Task requirements: Print exactly the lines from the first one down to the line that contains "($#2$) .. controls", both included, and skip the pictures.

Excerpted records:
----------
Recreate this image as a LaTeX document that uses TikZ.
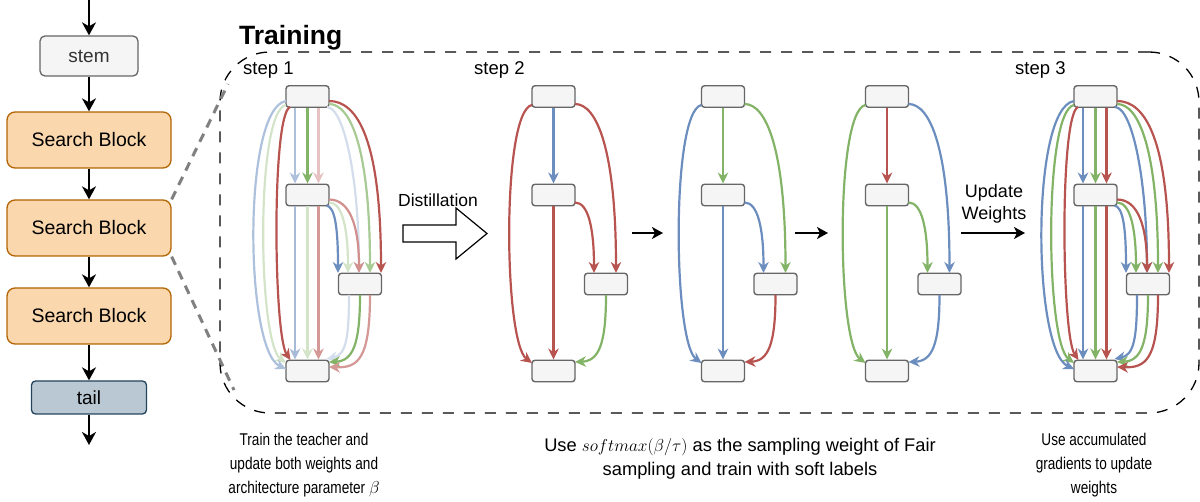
\documentclass[tikz,border=0pt]{standalone}
\usepackage{fontspec}
\setmainfont{Liberation Sans}
\newfontfamily\narrowsans[FakeStretch=0.8]{Liberation Sans}
\usetikzlibrary{arrows.meta,calc}

\definecolor{cR}{HTML}{B85450}
\definecolor{cB}{HTML}{6C8EBF}
\definecolor{cG}{HTML}{82B366}
\definecolor{boxfill}{HTML}{F5F5F5}
\definecolor{boxline}{HTML}{666666}
\definecolor{sbfill}{HTML}{FAD7AC}
\definecolor{sbline}{HTML}{B46504}
\definecolor{tailfill}{HTML}{BAC8D3}
\definecolor{tailline}{HTML}{23445D}
\definecolor{stemtext}{HTML}{333333}
\definecolor{zoomgray}{HTML}{808080}

\newcommand\fsz[2]{\fontsize{#1}{#2}\selectfont}

\tikzset{
  cell/.style={draw=boxline, fill=boxfill, line width=1.4pt, rounded corners=3pt,
    minimum width=43pt, minimum height=21.5pt, inner sep=0pt},
  flow/.style={line width=2.2pt, -{Stealth[length=11pt,width=10.5pt,inset=3.5pt]}},
  blk/.style={line width=1.7pt, -{Stealth[length=13pt,width=14pt,inset=4pt]}},
  harrow/.style={line width=1.5pt, -{Stealth[length=11pt,width=12pt,inset=3pt]}},
  stembox/.style={draw=boxline, fill=boxfill, line width=1.3pt, rounded corners=5pt,
    minimum width=98pt, minimum height=40pt, inner sep=0pt, text=stemtext, font=\fsz{19}{22}},
  sbbox/.style={draw=sbline, fill=sbfill, line width=1.3pt, rounded corners=8pt,
    minimum width=164pt, minimum height=56pt, inner sep=0pt, font=\fsz{19.5}{22}},
  tailbox/.style={draw=tailline, fill=tailfill, line width=1.3pt, rounded corners=4pt,
    minimum width=115pt, minimum height=33pt, inner sep=0pt, font=\fsz{19}{22}},
  framebox/.style={draw, line width=1.3pt, dash pattern=on 11pt off 10pt,
    rounded corners=50pt, minimum width=979pt, minimum height=361pt, inner sep=0pt},
  zoomline/.style={draw=zoomgray, line width=3pt, dash pattern=on 9pt off 7pt},
  steplbl/.style={anchor=base west, inner sep=0pt, font=\fsz{18.5}{22}},
  sidenote/.style={align=center, inner sep=0pt, font=\narrowsans\fsz{17}{24}},
  midnote/.style={align=center, inner sep=0pt, font=\fsz{18.3}{24}},
}

% one cubic connector between two cells
\newcommand\flowcurve[5]{\draw[flow,#1] ($#2$) .. controls ($#3$) and ($#4$) .. ($#5$);}

% the four cells of one block: input (0), middle (1), side (2), output (3)
\newcommand\cellnodes[2]{%
  \node[cell] (#10) at (#2,96.5) {};
  \node[cell] (#11) at (#2,195) {};
  \node[cell] (#12) at ({#2+52.5},284) {};
  \node[cell] (#13) at (#2,371) {};}

% straight connectors 0->1 and 1->3 (prefix, colour, horizontal offset)
\newcommand\eVertA[3]{\draw[flow,#2] ([xshift=#3]#10.south) -- ([xshift=#3]#11.north);}
\newcommand\eVertB[3]{\draw[flow,#2] ([xshift=#3]#11.south) -- ([xshift=#3]#13.north);}
% 0->3 around the left side (outer, middle, inner)
\newcommand\eLeftB[2]{\flowcurve{#2}{(#10)+(-21.5,4.5)}{(#10)+(-65,11.5)}{(#13)+(-63,-21)}{(#13)+(-21.5,-2)}}
\newcommand\eLeftG[2]{\flowcurve{#2}{(#10)+(-21.5,8.5)}{(#10)+(-52,14.5)}{(#13)+(-50,-29)}{(#13)+(-21.5,-8)}}
\newcommand\eLeftR[2]{\flowcurve{#2}{(#10)+(-17.5,10.5)}{(#10)+(-36,18.5)}{(#13)+(-34,-36)}{(#13)+(-17,-11)}}
% 0->2 around the right side (inner, middle, outer)
\newcommand\eRightB[2]{\flowcurve{#2}{(#10)+(19.5,10.5)}{(#10)+(37,11.5)}{(#12)+(-1,-104)}{(#12)+(-1,-11)}}
\newcommand\eRightG[2]{\flowcurve{#2}{(#10)+(21.5,7.5)}{(#10)+(43.5,7.5)}{(#12)+(10,-134)}{(#12)+(10,-11)}}
\newcommand\eRightR[2]{\flowcurve{#2}{(#10)+(21.5,4.5)}{(#10)+(50,4.5)}{(#12)+(21,-144)}{(#12)+(21,-11)}}
% 1->2
\newcommand\eMidB[2]{\flowcurve{#2}{(#11)+(19,10.5)}{(#11)+(27,12)}{(#12)+(-22,-59)}{(#12)+(-22,-11)}}
\newcommand\eMidG[2]{\flowcurve{#2}{(#11)+(21.5,7.5)}{(#11)+(35,7.5)}{(#12)+(-12,-55)}{(#12)+(-12,-11)}}
\newcommand\eMidR[2]{\flowcurve{#2}{(#11)+(21.5,4.5)}{(#11)+(42,4.5)}{(#12)+(-1,-59)}{(#12)+(-1,-11)}}
% 2->3
\newcommand\eLowB[2]{\flowcurve{#2}{(#12)+(-11,11)}{(#12)+(-11,56)}{(#13)+(38,-16)}{(#13)+(19,-12)}}
\newcommand\eLowG[2]{\flowcurve{#2}{(#12)+(0,11)}{(#12)+(0,61)}{(#13)+(45,-10)}{(#13)+(21.5,-9)}}
\newcommand\eLowR[2]{\flowcurve{#2}{(#12)+(10,11)}{(#12)+(10,76)}{(#13)+(50,-3)}{(#13)+(21.5,-4)}}

% a sampled block: one colour per connector (0-1, 0-3, 0-2, 1-2, 1-3, 2-3)
\newcommand\singlecell[7]{%
  \eVertA{#1}{#2}{0pt}
  \eLeftG{#1}{#3}
  \eRightG{#1}{#4}
  \eMidG{#1}{#5}
  \eVertB{#1}{#6}{0pt}
  \eLowG{#1}{#7}}

\begin{document}
\begin{tikzpicture}[x=1pt,y=-1pt]
\useasboundingbox (0,0) rectangle (1200,502);

% ---------------- network column ----------------
\coordinate (netin) at (89,0);
\coordinate (netout) at (89,445);
\node[stembox] (stem) at (89,56) {stem};
\node[sbbox] (sb1) at (89,140) {Search Block};
\node[sbbox] (sb2) at (89,228) {Search Block};
\node[sbbox] (sb3) at (89,316) {Search Block};
\node[tailbox] (tail) at (89,397.5) {tail};
\draw[blk] (netin) -- (stem);
\draw[blk] (stem) -- (sb1);
\draw[blk] (sb1) -- (sb2);
\draw[blk] (sb2) -- (sb3);
\draw[blk] (sb3) -- (tail);
\draw[blk] (tail) -- (netout);

% ---------------- training frame ----------------
\node[framebox] (train) at (709.5,232.5) {};
\coordinate (zoomtop) at (228,84);
\coordinate (zoombot) at (234,390);
\draw[zoomline] (sb2.north east) -- (zoomtop);
\draw[zoomline] (sb2.south east) -- (zoombot);

\node[anchor=base west, inner sep=0pt, font=\fsz{26.5}{30}\bfseries] (title) at (239,45) {Training};
\node[steplbl] (lbl1) at (243,75) {step 1};
\node[steplbl] (lbl2) at (474,75) {step 2};
\node[steplbl] (lbl3) at (1015,75) {step 3};

% ---------------- the five blocks ----------------
\cellnodes{a}{307.5}
\cellnodes{b}{553.5}
\cellnodes{c}{723}
\cellnodes{d}{887}
\cellnodes{e}{1095.5}

% step 1: all candidate paths, faded by weight
\eVertA{a}{cB!55!white}{-12.5pt}
\eVertA{a}{cG}{0pt}
\eVertA{a}{cR!35!white}{11pt}
\eVertB{a}{cB!60!white}{-12.5pt}
\eVertB{a}{cG!35!white}{0pt}
\eVertB{a}{cR!60!white}{11pt}
\eLeftR{a}{cR}
\eLeftG{a}{cG!35!white}
\eLeftB{a}{cB!55!white}
\eRightB{a}{cB!30!white}
\eRightG{a}{cG!70!white}
\eRightR{a}{cR}
\eMidB{a}{cB}
\eMidG{a}{cG!35!white}
\eMidR{a}{cR!65!white}
\eLowB{a}{cB!30!white}
\eLowG{a}{cG}
\eLowR{a}{cR!60!white}

% step 2: sampled paths
\singlecell{b}{cB}{cR}{cR}{cR}{cR}{cG}
\singlecell{c}{cG}{cB}{cG}{cB}{cB}{cR}
\singlecell{d}{cR}{cG}{cB}{cG}{cG}{cB}

% step 3: accumulated paths
\eVertA{e}{cB}{-12.5pt}
\eVertA{e}{cG}{0pt}
\eVertA{e}{cR}{11pt}
\eVertB{e}{cB}{-12.5pt}
\eVertB{e}{cG}{0pt}
\eVertB{e}{cR}{11pt}
\eLeftR{e}{cR}
\eLeftG{e}{cG}
\eLeftB{e}{cB}
\eRightB{e}{cB}
\eRightG{e}{cG}
\eRightR{e}{cR}
\eMidB{e}{cB}
\eMidG{e}{cG}
\eMidR{e}{cR}
\eLowB{e}{cB}
\eLowG{e}{cG}
\eLowR{e}{cR}

% ---------------- arrows between the steps ----------------
\draw[line width=1.2pt, fill=white] (403,225) -- (456,225) -- (456,208) -- (487,233.5)
  -- (456,259) -- (456,242) -- (403,242) -- cycle;
\node[anchor=base west, inner sep=0pt, font=\fsz{17.5}{20}] (dist) at (398,207) {Distillation};

\coordinate (s2a) at (632,233);
\coordinate (s2b) at (663,233);
\coordinate (s3a) at (795,233);
\coordinate (s3b) at (828,233);
\coordinate (uwa) at (961,233);
\coordinate (uwb) at (1025,233);
\draw[harrow] (s2a) -- (s2b);
\draw[harrow] (s3a) -- (s3b);
\draw[harrow] (uwa) -- (uwb);
\node[align=center, inner sep=0pt, font=\fsz{18}{22}] (upd) at (994,203.4) {Update\\Weights};

% ---------------- captions ----------------
\node[sidenote] (cap1) at (304,465) {Train the teacher and\\update both weights and\\architecture parameter $\beta$};
\node[midnote] (cap2) at (740,459) {Use $softmax(\beta/\tau)$ as the sampling weight of Fair\\sampling and train with soft labels};
\node[sidenote] (cap3) at (1094,465) {Use accumulated\\gradients to update\\weights};
\end{tikzpicture}
\end{document}
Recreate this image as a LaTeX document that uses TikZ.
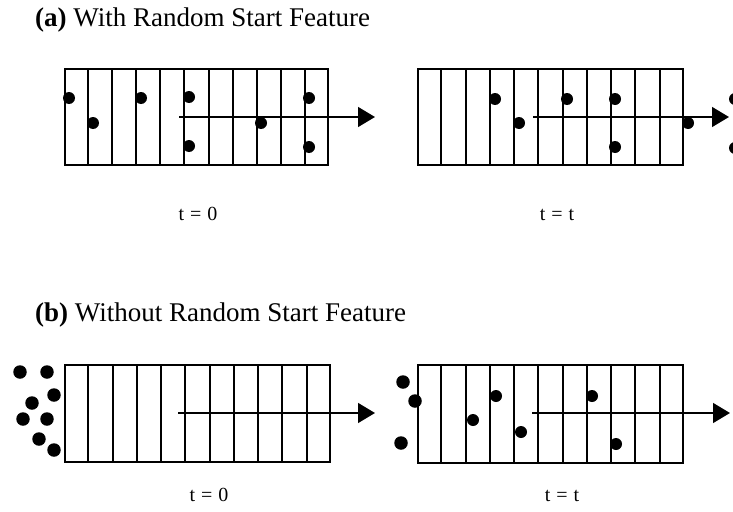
\documentclass[tikz,border=0pt]{standalone}
\usepackage{fontspec}
\setmainfont{Liberation Serif}
\usetikzlibrary{arrows.meta,calc}

\tikzset{
  stripbox/.style={draw, line width=2pt, inner sep=0pt, fill=white},
  cellline/.style={line width=2pt},
  flow/.style={line width=1.5pt, -{Triangle[length=17pt,width=20pt]}},
  dot/.style={circle, fill=black, draw=none, inner sep=0pt, minimum size=12pt},
  bigdot/.style={dot, minimum size=13.5pt},
  title/.style={anchor=base west, font=\fontsize{27}{30}\selectfont, inner sep=0pt},
  timelabel/.style={anchor=base, font=\fontsize{20}{23}\selectfont, inner sep=0pt}
}

% vertical partitions of a strip into eleven cells
\newcommand{\cellsof}[1]{%
  \foreach \i in {1,...,10}
    \draw[cellline] ($(#1.north west)!\i/11!(#1.north east)$) -- ($(#1.south west)!\i/11!(#1.south east)$);}
% time label text with slightly open spacing
\newcommand{\tlabel}[1]{t\hspace{0.3em}=\hspace{0.3em}#1}

\begin{document}
\begin{tikzpicture}[x=1pt,y=-1pt]
\useasboundingbox (0,0) rectangle (733,511);

% ---------- (a) with random start feature ----------
\node[title] (ta) at (35,27) {\textbf{(a)} With Random Start Feature};

\node[stripbox, minimum width=263pt, minimum height=96pt] (A0) at (196.5,117) {};
\cellsof{A0}
\node[stripbox, minimum width=265pt, minimum height=96pt] (A1) at (550.5,117) {};
\cellsof{A1}

\coordinate (A0s) at (179,117);
\coordinate (A0e) at (375,117);
\draw[flow] (A0s) -- (A0e);
\coordinate (A1s) at (533,117);
\coordinate (A1e) at (729,117);
\draw[flow] (A1s) -- (A1e);

% particles at t = 0
\node[dot] (a01) at (69,98) {};
\node[dot] (a02) at (93,123) {};
\node[dot] (a03) at (141,98) {};
\node[dot] (a04) at (189,97) {};
\node[dot] (a05) at (189,146) {};
\node[dot] (a06) at (261,123) {};
\node[dot] (a07) at (309,98) {};
\node[dot] (a08) at (309,147) {};

% particles at t = t
\node[dot] (a11) at (495,99) {};
\node[dot] (a12) at (519,123) {};
\node[dot] (a13) at (567,99) {};
\node[dot] (a14) at (615,99) {};
\node[dot] (a15) at (615,147) {};
\node[dot] (a16) at (688,123) {};
\node[dot] (a17) at (735,99) {};
\node[dot] (a18) at (735,148) {};

\node[timelabel] (la0) at (198,220) {\tlabel{0}};
\node[timelabel] (la1) at (557,220) {\tlabel{t}};

% ---------- (b) without random start feature ----------
\node[title] (tb) at (35,321) {\textbf{(b)} Without Random Start Feature};

\node[stripbox, minimum width=265pt, minimum height=97pt] (B0) at (197.5,413.5) {};
\cellsof{B0}
\node[stripbox, minimum width=265pt, minimum height=98pt] (B1) at (550.5,414) {};
\cellsof{B1}

\coordinate (B0s) at (178,413);
\coordinate (B0e) at (375,413);
\draw[flow] (B0s) -- (B0e);
\coordinate (B1s) at (532,413);
\coordinate (B1e) at (730,413);
\draw[flow] (B1s) -- (B1e);

% particles waiting at the entrance, t = 0
\node[bigdot] (b01) at (20,372) {};
\node[bigdot] (b02) at (47,372) {};
\node[bigdot] (b03) at (54,395) {};
\node[bigdot] (b04) at (32,403) {};
\node[bigdot] (b05) at (23,419) {};
\node[bigdot] (b06) at (47,419) {};
\node[bigdot] (b07) at (39,439) {};
\node[bigdot] (b08) at (54,450) {};

% particles at t = t
\node[bigdot] (b11) at (403,382) {};
\node[bigdot] (b12) at (415,401) {};
\node[bigdot] (b13) at (401,443) {};
\node[dot] (b14) at (496,396) {};
\node[dot] (b15) at (473,420) {};
\node[dot] (b16) at (521,432) {};
\node[dot] (b17) at (592,396) {};
\node[dot] (b18) at (616,444) {};

\node[timelabel] (lb0) at (209,501) {\tlabel{0}};
\node[timelabel] (lb1) at (562,501) {\tlabel{t}};
\end{tikzpicture}
\end{document}
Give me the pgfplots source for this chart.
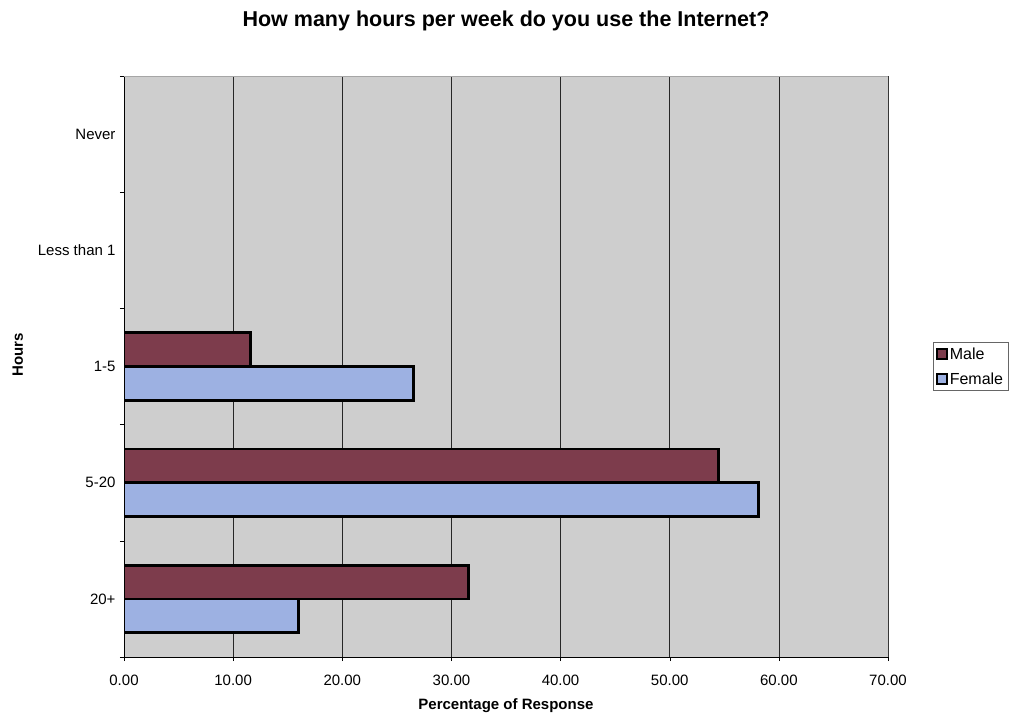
----------
Response:
Recreate this image as a LaTeX document that uses TikZ.
\documentclass[tikz,border=0pt]{standalone}
\usepackage{fontspec}
\setmainfont{Liberation Sans}
\newfontfamily\narrowsans[FakeStretch=0.8]{Liberation Sans}
\usetikzlibrary{arrows.meta,calc}

\definecolor{cR}{HTML}{B85450}
\definecolor{cB}{HTML}{6C8EBF}
\definecolor{cG}{HTML}{82B366}
\definecolor{boxfill}{HTML}{F5F5F5}
\definecolor{boxline}{HTML}{666666}
\definecolor{sbfill}{HTML}{FAD7AC}
\definecolor{sbline}{HTML}{B46504}
\definecolor{tailfill}{HTML}{BAC8D3}
\definecolor{tailline}{HTML}{23445D}
\definecolor{stemtext}{HTML}{333333}
\definecolor{zoomgray}{HTML}{808080}

\newcommand\fsz[2]{\fontsize{#1}{#2}\selectfont}

\tikzset{
  cell/.style={draw=boxline, fill=boxfill, line width=1.4pt, rounded corners=3pt,
    minimum width=43pt, minimum height=21.5pt, inner sep=0pt},
  flow/.style={line width=2.2pt, -{Stealth[length=11pt,width=10.5pt,inset=3.5pt]}},
  blk/.style={line width=1.7pt, -{Stealth[length=13pt,width=14pt,inset=4pt]}},
  harrow/.style={line width=1.5pt, -{Stealth[length=11pt,width=12pt,inset=3pt]}},
  stembox/.style={draw=boxline, fill=boxfill, line width=1.3pt, rounded corners=5pt,
    minimum width=98pt, minimum height=40pt, inner sep=0pt, text=stemtext, font=\fsz{19}{22}},
  sbbox/.style={draw=sbline, fill=sbfill, line width=1.3pt, rounded corners=8pt,
    minimum width=164pt, minimum height=56pt, inner sep=0pt, font=\fsz{19.5}{22}},
  tailbox/.style={draw=tailline, fill=tailfill, line width=1.3pt, rounded corners=4pt,
    minimum width=115pt, minimum height=33pt, inner sep=0pt, font=\fsz{19}{22}},
  framebox/.style={draw, line width=1.3pt, dash pattern=on 11pt off 10pt,
    rounded corners=50pt, minimum width=979pt, minimum height=361pt, inner sep=0pt},
  zoomline/.style={draw=zoomgray, line width=3pt, dash pattern=on 9pt off 7pt},
  steplbl/.style={anchor=base west, inner sep=0pt, font=\fsz{18.5}{22}},
  sidenote/.style={align=center, inner sep=0pt, font=\narrowsans\fsz{17}{24}},
  midnote/.style={align=center, inner sep=0pt, font=\fsz{18.3}{24}},
}

% one cubic connector between two cells
\newcommand\flowcurve[5]{\draw[flow,#1] ($#2$) .. controls ($#3$) and ($#4$) .. ($#5$);}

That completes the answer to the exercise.